>>>>>
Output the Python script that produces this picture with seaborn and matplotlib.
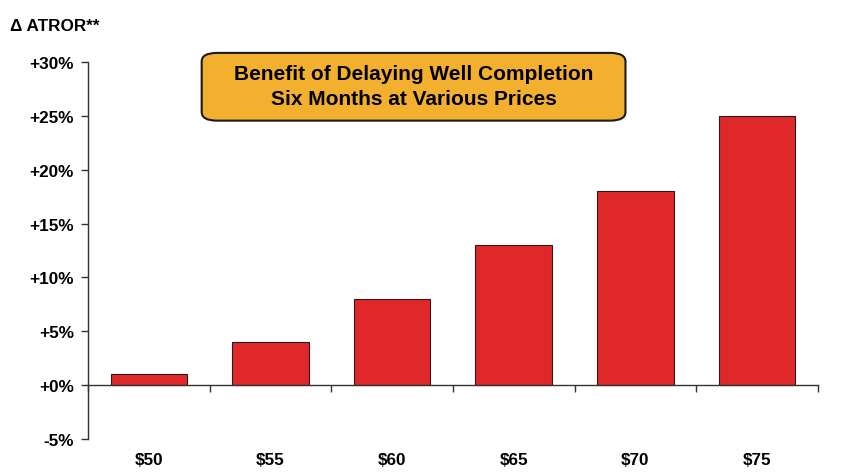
import numpy as np
import pandas as pd
import matplotlib.pyplot as plt
import seaborn as sns
from matplotlib.patches import FancyBboxPatch

# Data
prices = ['$50', '$55', '$60', '$65', '$70', '$75']
atror_gain = [1, 4, 8, 13, 18, 25]
y_ticks = [-5, 0, 5, 10, 15, 20, 25, 30]
y_labels = ['-5%', '+0%', '+5%', '+10%', '+15%', '+20%', '+25%', '+30%']

sns.set_style('white')
plt.rcParams['font.family'] = ['Liberation Sans', 'DejaVu Sans']
plt.rcParams['text.color'] = 'black'
plt.rcParams['ytick.labelcolor'] = 'black'

df = pd.DataFrame({'price': prices, 'gain': atror_gain})

fig = plt.figure(figsize=(8.51, 4.77), dpi=100)
ax = fig.add_axes([0.1034, 0.0776, 0.8578, 0.7904])

sns.barplot(data=df, x='price', y='gain', color='#E0282A', width=0.63,
            edgecolor='#2a1a1a', linewidth=0.8, saturation=1, ax=ax)

ax.set_xlim(-0.5, len(prices) - 0.5)
ax.set_ylim(-5, 30)
ax.set_xlabel('')
ax.set_ylabel('')

# axes styling: left spine plus a zero line with category boundary ticks
for s in ['top', 'right']:
    ax.spines[s].set_visible(False)
ax.spines['bottom'].set_position(('data', 0))
ax.spines['left'].set_color('#333333')
ax.spines['bottom'].set_color('#333333')
ax.spines['left'].set_linewidth(1.0)
ax.spines['bottom'].set_linewidth(1.0)

ax.set_yticks(y_ticks)
ax.set_yticklabels(y_labels, fontsize=12.3, fontweight='bold', color='black')
ax.tick_params(axis='y', direction='out', length=5, width=1, color='#333333', pad=5, left=True)

ax.set_xticks(np.arange(-0.5, len(prices), 1))
ax.set_xticklabels([])
ax.tick_params(axis='x', direction='out', length=5, width=1, color='#333333', bottom=True)

for i, p in enumerate(prices):
    ax.text(i, -0.055, p, transform=ax.get_xaxis_transform(), ha='center', va='center',
            fontsize=12.3, fontweight='bold', color='black')

fig.text(0.012, 0.944, '\u0394 ATROR**', ha='left', va='center', fontsize=12.3,
         fontweight='bold', color='black')

box = FancyBboxPatch((0.237, 0.745), 0.498, 0.142, boxstyle='round,pad=0,rounding_size=0.018',
                     transform=fig.transFigure, facecolor='#F2B02E', edgecolor='#1a1a1a',
                     linewidth=1.5, zorder=5)
fig.patches.append(box)
fig.text(0.486, 0.8176, 'Benefit of Delaying Well Completion\nSix Months at Various Prices',
         ha='center', va='center', fontsize=15, fontweight='bold', linespacing=1.4,
         color='black', zorder=6)

fig.savefig('out.png', dpi=100)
<<<<<
• Directions:
Reproduce only the lines from the beginning of the data through the line that contains "from matplotlib.patches import FancyBboxPatch", both included, and please drop the pictures.

• Worked solution:
Output the Python script that produces this picture with seaborn and matplotlib.
import numpy as np
import pandas as pd
import matplotlib.pyplot as plt
import seaborn as sns
from matplotlib.patches import FancyBboxPatch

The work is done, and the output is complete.